While Kenya has led the way in real estate investment in the region, developers are yet to fully embrace green architecture in new buildings.

Over the years, there has not been a shortage of high sounding statements, extolling the virtues of green designs. Global bodies such as the United Nations Environmental Programme (UNEP) and UN-Habitat have been in the forefront in urging developers to consider incorporating as much of the green aspects as possible during the design phase of projects.

Kibera slum upgrading programme

Despite the many policy statements from both the public and private sector, green technology has remained largely an issue of fund availability rather than the accruing, long-term benefits that come with sustainable architecture.

However, this may change, thanks to the just-conclude Paris climate change conference where heightened awareness of green initiatives and innovative development features were given prominence. Developing nations have been harping on the fact that wealthy nations have been responsible for much of the carbon emissions in the world today. It is also a fact that housing accounts for close to 50 per cent of these emissions.

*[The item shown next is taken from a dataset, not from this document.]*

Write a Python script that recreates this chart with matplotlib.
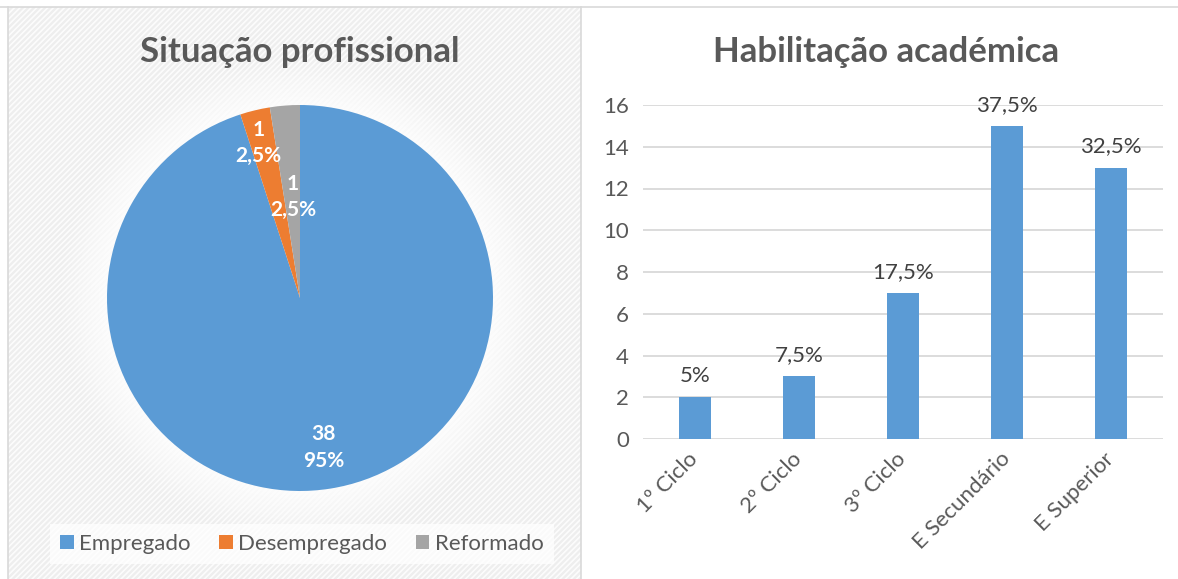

Developing nations have always played victim as they argued that they had little contribution to the global environmental mess.

But there is a flip side to this argument. “Developing countries are urbanising at a rate two to three times faster than developed countries and the bulk of future population growth is predicted to happen in urban areas of developing countries,” states Going Green: A Handbook of Sustainable Housing Practices, published by UN-Habitat in 2012.

Simply put, we are catching up fast. The fast rate of urbanisation resulting in mushrooming of slums all over Africa means that sustainable construction concepts are still a mirage.

In Kenya, slum upgrading projects seem to have slowed down. And even where much progress was made such as Kibera, the new houses still do not meet the requirements of sustainable design.

The onus, again, is on our professionals in the field as well as government agencies to come up with a uniform policy that will address the incorporation of green design in all projects.